──────── Input for this task
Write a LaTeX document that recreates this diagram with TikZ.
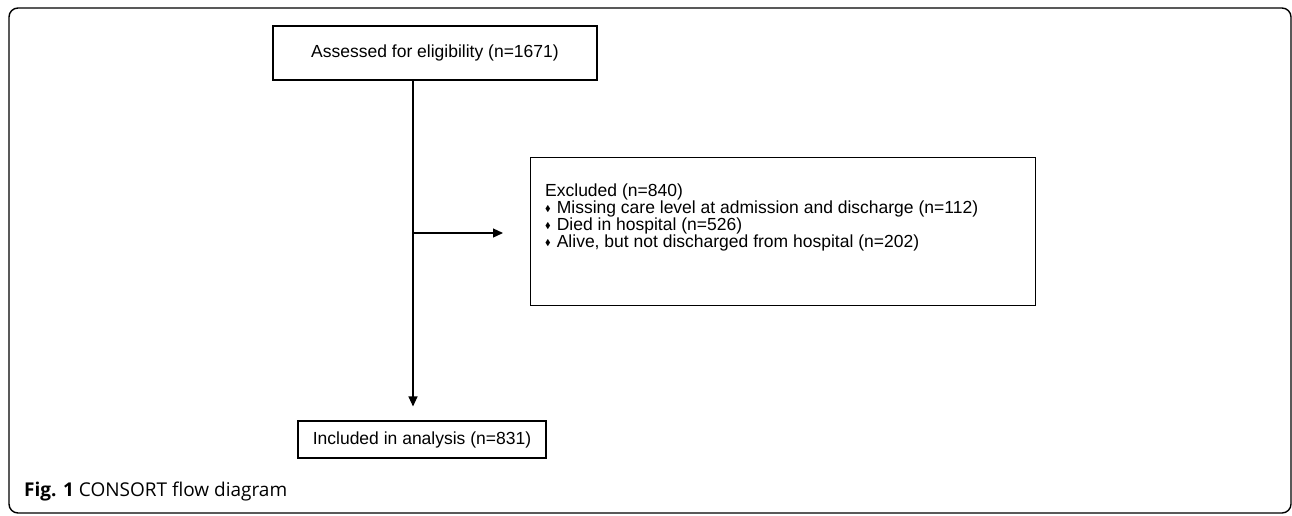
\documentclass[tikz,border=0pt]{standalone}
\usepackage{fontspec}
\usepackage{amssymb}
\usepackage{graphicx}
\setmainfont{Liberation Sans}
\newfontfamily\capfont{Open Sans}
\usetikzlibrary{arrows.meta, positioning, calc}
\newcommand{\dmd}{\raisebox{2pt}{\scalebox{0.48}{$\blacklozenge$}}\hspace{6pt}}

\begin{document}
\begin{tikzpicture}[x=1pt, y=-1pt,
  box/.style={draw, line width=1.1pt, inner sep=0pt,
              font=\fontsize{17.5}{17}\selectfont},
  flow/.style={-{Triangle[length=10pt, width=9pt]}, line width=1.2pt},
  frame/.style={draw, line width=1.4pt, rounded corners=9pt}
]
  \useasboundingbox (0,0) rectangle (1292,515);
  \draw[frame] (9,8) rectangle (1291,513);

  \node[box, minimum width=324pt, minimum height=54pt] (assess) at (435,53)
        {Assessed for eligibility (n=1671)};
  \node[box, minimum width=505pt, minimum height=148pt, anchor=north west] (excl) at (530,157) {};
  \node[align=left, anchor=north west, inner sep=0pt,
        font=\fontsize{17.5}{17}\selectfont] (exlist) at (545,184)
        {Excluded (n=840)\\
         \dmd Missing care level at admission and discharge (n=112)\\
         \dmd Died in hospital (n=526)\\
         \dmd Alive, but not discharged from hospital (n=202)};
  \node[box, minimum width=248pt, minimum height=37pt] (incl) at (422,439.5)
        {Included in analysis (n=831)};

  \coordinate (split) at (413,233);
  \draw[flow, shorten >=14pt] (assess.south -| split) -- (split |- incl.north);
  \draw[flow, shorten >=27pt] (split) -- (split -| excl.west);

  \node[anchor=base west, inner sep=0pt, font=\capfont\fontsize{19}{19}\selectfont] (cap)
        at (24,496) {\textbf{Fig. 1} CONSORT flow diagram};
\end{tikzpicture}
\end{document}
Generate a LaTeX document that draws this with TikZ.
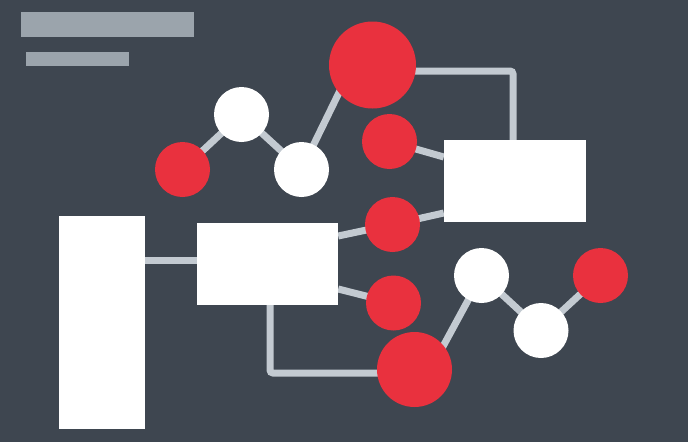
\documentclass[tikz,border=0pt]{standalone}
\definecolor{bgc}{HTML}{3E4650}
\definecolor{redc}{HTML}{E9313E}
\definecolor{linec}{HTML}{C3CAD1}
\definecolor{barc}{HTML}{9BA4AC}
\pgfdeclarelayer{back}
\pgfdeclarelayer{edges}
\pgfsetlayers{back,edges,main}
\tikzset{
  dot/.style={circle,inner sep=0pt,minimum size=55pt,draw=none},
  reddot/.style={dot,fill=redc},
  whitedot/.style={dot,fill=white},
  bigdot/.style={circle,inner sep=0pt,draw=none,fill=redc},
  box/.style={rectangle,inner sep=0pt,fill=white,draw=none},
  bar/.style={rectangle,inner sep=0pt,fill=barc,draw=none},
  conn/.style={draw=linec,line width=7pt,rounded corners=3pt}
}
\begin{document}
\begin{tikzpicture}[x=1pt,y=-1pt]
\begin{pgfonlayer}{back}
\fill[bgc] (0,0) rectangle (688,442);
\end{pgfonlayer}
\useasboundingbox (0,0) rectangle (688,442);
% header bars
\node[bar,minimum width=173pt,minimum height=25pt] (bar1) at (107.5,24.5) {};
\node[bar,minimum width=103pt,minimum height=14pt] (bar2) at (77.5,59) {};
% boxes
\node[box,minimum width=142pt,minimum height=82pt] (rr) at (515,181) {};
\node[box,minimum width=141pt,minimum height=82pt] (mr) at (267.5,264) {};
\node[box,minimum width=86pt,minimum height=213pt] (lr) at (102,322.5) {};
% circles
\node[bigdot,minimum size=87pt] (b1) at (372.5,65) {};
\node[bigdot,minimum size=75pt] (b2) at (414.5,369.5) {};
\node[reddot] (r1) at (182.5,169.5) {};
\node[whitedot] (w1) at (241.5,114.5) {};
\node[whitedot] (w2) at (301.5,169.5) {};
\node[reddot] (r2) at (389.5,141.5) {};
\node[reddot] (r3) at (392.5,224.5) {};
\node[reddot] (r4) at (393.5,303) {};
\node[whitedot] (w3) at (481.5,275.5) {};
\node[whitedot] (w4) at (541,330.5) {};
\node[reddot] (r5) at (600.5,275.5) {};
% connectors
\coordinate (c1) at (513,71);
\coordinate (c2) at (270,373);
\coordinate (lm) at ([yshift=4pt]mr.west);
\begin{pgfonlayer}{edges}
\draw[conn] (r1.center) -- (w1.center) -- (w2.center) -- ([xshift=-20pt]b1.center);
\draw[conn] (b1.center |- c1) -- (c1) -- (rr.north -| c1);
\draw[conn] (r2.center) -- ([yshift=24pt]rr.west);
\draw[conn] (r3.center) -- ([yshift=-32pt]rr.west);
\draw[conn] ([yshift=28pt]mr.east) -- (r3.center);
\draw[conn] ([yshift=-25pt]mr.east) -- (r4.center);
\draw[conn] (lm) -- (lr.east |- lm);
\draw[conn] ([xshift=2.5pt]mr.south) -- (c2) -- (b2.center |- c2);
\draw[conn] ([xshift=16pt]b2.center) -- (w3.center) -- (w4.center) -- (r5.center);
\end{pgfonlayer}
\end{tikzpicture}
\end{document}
────────────────
» Your objective
Print the listing above in full, exactly as written. Omit any pictures.

» Task output
Write a LaTeX document that recreates this diagram with TikZ.
\documentclass[tikz,border=0pt]{standalone}
\usepackage{fontspec}
\usepackage{amssymb}
\usepackage{graphicx}
\setmainfont{Liberation Sans}
\newfontfamily\capfont{Open Sans}
\usetikzlibrary{arrows.meta, positioning, calc}
\newcommand{\dmd}{\raisebox{2pt}{\scalebox{0.48}{$\blacklozenge$}}\hspace{6pt}}

\begin{document}
\begin{tikzpicture}[x=1pt, y=-1pt,
  box/.style={draw, line width=1.1pt, inner sep=0pt,
              font=\fontsize{17.5}{17}\selectfont},
  flow/.style={-{Triangle[length=10pt, width=9pt]}, line width=1.2pt},
  frame/.style={draw, line width=1.4pt, rounded corners=9pt}
]
  \useasboundingbox (0,0) rectangle (1292,515);
  \draw[frame] (9,8) rectangle (1291,513);

  \node[box, minimum width=324pt, minimum height=54pt] (assess) at (435,53)
        {Assessed for eligibility (n=1671)};
  \node[box, minimum width=505pt, minimum height=148pt, anchor=north west] (excl) at (530,157) {};
  \node[align=left, anchor=north west, inner sep=0pt,
        font=\fontsize{17.5}{17}\selectfont] (exlist) at (545,184)
        {Excluded (n=840)\\
         \dmd Missing care level at admission and discharge (n=112)\\
         \dmd Died in hospital (n=526)\\
         \dmd Alive, but not discharged from hospital (n=202)};
  \node[box, minimum width=248pt, minimum height=37pt] (incl) at (422,439.5)
        {Included in analysis (n=831)};

  \coordinate (split) at (413,233);
  \draw[flow, shorten >=14pt] (assess.south -| split) -- (split |- incl.north);
  \draw[flow, shorten >=27pt] (split) -- (split -| excl.west);

  \node[anchor=base west, inner sep=0pt, font=\capfont\fontsize{19}{19}\selectfont] (cap)
        at (24,496) {\textbf{Fig. 1} CONSORT flow diagram};
\end{tikzpicture}
\end{document}
Generate a LaTeX document that draws this with TikZ.
\documentclass[tikz,border=0pt]{standalone}
\definecolor{bgc}{HTML}{3E4650}
\definecolor{redc}{HTML}{E9313E}
\definecolor{linec}{HTML}{C3CAD1}
\definecolor{barc}{HTML}{9BA4AC}
\pgfdeclarelayer{back}
\pgfdeclarelayer{edges}
\pgfsetlayers{back,edges,main}
\tikzset{
  dot/.style={circle,inner sep=0pt,minimum size=55pt,draw=none},
  reddot/.style={dot,fill=redc},
  whitedot/.style={dot,fill=white},
  bigdot/.style={circle,inner sep=0pt,draw=none,fill=redc},
  box/.style={rectangle,inner sep=0pt,fill=white,draw=none},
  bar/.style={rectangle,inner sep=0pt,fill=barc,draw=none},
  conn/.style={draw=linec,line width=7pt,rounded corners=3pt}
}
\begin{document}
\begin{tikzpicture}[x=1pt,y=-1pt]
\begin{pgfonlayer}{back}
\fill[bgc] (0,0) rectangle (688,442);
\end{pgfonlayer}
\useasboundingbox (0,0) rectangle (688,442);
% header bars
\node[bar,minimum width=173pt,minimum height=25pt] (bar1) at (107.5,24.5) {};
\node[bar,minimum width=103pt,minimum height=14pt] (bar2) at (77.5,59) {};
% boxes
\node[box,minimum width=142pt,minimum height=82pt] (rr) at (515,181) {};
\node[box,minimum width=141pt,minimum height=82pt] (mr) at (267.5,264) {};
\node[box,minimum width=86pt,minimum height=213pt] (lr) at (102,322.5) {};
% circles
\node[bigdot,minimum size=87pt] (b1) at (372.5,65) {};
\node[bigdot,minimum size=75pt] (b2) at (414.5,369.5) {};
\node[reddot] (r1) at (182.5,169.5) {};
\node[whitedot] (w1) at (241.5,114.5) {};
\node[whitedot] (w2) at (301.5,169.5) {};
\node[reddot] (r2) at (389.5,141.5) {};
\node[reddot] (r3) at (392.5,224.5) {};
\node[reddot] (r4) at (393.5,303) {};
\node[whitedot] (w3) at (481.5,275.5) {};
\node[whitedot] (w4) at (541,330.5) {};
\node[reddot] (r5) at (600.5,275.5) {};
% connectors
\coordinate (c1) at (513,71);
\coordinate (c2) at (270,373);
\coordinate (lm) at ([yshift=4pt]mr.west);
\begin{pgfonlayer}{edges}
\draw[conn] (r1.center) -- (w1.center) -- (w2.center) -- ([xshift=-20pt]b1.center);
\draw[conn] (b1.center |- c1) -- (c1) -- (rr.north -| c1);
\draw[conn] (r2.center) -- ([yshift=24pt]rr.west);
\draw[conn] (r3.center) -- ([yshift=-32pt]rr.west);
\draw[conn] ([yshift=28pt]mr.east) -- (r3.center);
\draw[conn] ([yshift=-25pt]mr.east) -- (r4.center);
\draw[conn] (lm) -- (lr.east |- lm);
\draw[conn] ([xshift=2.5pt]mr.south) -- (c2) -- (b2.center |- c2);
\draw[conn] ([xshift=16pt]b2.center) -- (w3.center) -- (w4.center) -- (r5.center);
\end{pgfonlayer}
\end{tikzpicture}
\end{document}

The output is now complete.